Reform-minded officials continued to come and go in the Persian government through the 1880s, but without the full commitment of the Shah they were unable to get any traction. The Shah continued to negotiate concessions to foreigners, but in 1890 went too far with a tobacco concession, granting monopoly rights to a British company that enabled them to buy, sell and export tobacco without competition. This drew opposition from a formidable alliance of opponents; from landlords and tobacco growers, who found themselves forced to sell at a fixed price; from bazaar traders, who saw themselves once more frozen out of a lucrative sector of the economy; from the readership of new reform- and nationalist-oriented newspapers operating from overseas, and from the ulema, who were closely aligned to the bazaar traders and disliked the foreign presence in the country. This combination of interests became the classic pattern, repeated in later movements. Coordinated
largely through the network of connections between the mullahs across the country (making use of the new telegraph system), mass protests against the concession took place in most of the major cities in 1891, culminating in something like a revolt in Tabriz, and a demonstration in Tehran that was fired on by troops, leading to further demonstrations. One of the most important mojtaheds, Hajji Mirza Hasan Shirazi, issued a fatwa in December 1891 calling for a nationwide boycott, and this was so widely obeyed that even the Shah’s wives stopped smoking. Early in 1892 the government was forced to cancel the concession, incurring a large debt.

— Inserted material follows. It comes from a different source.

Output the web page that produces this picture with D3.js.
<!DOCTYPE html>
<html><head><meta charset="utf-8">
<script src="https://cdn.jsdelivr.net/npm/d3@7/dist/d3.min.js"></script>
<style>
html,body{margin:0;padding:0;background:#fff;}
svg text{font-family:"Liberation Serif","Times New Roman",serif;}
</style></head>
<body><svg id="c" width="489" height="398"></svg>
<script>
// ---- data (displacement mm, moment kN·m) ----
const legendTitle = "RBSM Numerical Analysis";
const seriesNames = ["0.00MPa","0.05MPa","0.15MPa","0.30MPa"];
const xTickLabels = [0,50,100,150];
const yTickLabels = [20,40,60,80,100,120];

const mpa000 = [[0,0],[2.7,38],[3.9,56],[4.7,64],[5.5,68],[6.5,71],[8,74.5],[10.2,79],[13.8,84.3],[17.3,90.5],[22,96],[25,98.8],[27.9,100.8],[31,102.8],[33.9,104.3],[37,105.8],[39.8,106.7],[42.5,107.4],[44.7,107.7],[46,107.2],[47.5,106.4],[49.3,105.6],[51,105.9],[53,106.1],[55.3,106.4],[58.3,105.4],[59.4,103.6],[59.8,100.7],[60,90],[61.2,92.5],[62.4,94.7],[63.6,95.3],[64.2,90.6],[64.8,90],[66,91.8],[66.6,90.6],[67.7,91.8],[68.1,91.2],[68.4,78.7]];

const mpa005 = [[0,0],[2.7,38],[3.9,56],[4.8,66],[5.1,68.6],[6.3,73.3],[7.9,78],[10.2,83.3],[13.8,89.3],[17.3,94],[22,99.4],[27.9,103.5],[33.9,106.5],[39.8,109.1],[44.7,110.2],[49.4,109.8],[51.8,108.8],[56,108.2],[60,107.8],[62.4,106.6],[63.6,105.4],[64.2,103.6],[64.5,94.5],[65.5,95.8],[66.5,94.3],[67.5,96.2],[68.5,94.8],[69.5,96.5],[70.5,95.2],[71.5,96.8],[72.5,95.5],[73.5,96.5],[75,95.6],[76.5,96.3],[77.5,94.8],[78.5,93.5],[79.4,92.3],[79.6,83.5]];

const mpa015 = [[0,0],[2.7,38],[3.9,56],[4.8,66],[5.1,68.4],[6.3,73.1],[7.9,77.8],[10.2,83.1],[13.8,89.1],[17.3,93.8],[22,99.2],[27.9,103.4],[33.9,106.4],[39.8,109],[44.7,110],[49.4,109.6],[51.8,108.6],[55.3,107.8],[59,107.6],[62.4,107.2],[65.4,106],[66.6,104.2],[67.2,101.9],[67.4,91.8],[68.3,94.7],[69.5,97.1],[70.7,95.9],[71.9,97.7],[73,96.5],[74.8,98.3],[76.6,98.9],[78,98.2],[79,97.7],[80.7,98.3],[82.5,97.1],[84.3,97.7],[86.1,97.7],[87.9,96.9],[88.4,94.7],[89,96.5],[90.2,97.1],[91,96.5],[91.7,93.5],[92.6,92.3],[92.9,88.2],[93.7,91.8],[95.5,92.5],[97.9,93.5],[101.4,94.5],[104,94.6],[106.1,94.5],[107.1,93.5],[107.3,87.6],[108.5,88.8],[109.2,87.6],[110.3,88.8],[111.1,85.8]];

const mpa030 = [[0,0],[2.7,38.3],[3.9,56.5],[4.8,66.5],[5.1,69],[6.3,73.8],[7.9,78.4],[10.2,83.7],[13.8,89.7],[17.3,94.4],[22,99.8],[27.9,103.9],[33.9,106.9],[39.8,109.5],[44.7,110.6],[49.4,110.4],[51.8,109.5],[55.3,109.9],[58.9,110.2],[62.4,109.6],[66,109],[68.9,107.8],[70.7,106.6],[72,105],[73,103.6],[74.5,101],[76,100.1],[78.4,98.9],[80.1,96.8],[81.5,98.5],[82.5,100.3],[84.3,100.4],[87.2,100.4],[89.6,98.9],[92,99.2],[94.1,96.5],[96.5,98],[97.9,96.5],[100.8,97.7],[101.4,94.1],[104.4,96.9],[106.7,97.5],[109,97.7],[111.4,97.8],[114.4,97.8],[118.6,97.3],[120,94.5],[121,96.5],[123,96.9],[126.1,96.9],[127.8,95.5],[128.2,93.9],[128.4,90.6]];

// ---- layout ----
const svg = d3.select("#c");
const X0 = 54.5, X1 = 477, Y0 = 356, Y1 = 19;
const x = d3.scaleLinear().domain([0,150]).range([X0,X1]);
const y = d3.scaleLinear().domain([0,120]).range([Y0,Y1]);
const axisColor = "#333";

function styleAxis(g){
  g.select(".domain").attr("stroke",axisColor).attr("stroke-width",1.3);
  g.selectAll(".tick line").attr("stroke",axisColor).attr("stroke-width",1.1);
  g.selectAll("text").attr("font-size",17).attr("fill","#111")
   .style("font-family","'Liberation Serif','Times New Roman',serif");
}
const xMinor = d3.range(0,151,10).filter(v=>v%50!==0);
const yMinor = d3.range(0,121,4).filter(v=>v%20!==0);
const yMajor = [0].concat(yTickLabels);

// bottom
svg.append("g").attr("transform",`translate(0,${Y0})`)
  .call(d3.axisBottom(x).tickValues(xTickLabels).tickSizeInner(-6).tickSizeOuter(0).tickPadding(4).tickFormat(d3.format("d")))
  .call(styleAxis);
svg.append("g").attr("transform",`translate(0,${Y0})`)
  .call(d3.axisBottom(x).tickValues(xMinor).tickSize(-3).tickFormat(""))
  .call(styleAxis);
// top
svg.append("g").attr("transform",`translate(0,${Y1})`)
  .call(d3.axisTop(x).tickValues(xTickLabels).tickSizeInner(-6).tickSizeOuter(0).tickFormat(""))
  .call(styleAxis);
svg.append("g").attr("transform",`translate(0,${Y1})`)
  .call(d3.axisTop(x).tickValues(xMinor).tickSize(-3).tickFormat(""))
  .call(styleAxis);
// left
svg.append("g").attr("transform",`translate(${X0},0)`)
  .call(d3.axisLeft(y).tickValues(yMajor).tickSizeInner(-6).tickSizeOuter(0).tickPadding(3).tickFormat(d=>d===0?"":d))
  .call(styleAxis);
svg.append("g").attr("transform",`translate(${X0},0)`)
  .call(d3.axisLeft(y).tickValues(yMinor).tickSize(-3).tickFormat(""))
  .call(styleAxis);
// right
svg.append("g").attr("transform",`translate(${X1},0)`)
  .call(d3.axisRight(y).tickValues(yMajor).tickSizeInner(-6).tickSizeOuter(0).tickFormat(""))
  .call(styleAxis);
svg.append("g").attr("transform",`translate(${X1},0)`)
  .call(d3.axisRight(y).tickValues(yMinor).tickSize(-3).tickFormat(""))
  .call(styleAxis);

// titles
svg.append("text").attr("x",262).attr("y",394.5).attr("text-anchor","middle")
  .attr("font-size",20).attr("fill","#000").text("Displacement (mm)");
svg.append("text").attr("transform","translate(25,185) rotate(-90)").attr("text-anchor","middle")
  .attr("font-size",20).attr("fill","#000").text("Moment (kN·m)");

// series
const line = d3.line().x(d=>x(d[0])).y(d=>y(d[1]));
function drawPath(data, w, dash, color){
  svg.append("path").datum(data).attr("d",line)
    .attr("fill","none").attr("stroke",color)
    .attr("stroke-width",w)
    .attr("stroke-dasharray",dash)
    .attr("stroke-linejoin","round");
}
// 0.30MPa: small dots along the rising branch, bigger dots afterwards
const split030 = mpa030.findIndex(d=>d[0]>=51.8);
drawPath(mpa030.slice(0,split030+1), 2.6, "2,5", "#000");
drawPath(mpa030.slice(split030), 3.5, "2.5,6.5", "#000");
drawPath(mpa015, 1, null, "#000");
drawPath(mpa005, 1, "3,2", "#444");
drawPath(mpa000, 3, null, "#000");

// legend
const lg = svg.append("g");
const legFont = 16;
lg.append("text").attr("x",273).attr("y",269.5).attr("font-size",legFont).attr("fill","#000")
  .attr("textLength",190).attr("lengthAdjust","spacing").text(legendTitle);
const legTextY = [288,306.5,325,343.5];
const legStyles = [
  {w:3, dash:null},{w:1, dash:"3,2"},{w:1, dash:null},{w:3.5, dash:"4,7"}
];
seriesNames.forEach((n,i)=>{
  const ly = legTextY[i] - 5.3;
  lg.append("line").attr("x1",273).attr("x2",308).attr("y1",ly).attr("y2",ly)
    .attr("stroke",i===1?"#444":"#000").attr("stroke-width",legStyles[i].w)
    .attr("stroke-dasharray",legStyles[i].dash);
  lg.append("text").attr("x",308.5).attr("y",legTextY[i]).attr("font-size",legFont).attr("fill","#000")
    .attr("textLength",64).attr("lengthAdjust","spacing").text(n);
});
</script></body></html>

Naser od-Din was bruised by the furore over the tobacco concession. From around this time onward, the Russian interest tended to predominate at court, and (the two went together) the Shah followed a more repressive policy, restricting contacts with Europe, banning the Persian-language newspapers imported from overseas, limiting the expansion of education that he had earlier favoured, and again favouring reactionary, anti-reform ministers (some apparently said the Shah now preferred courtiers who did not know whether Brussels was a place or a vegetable14).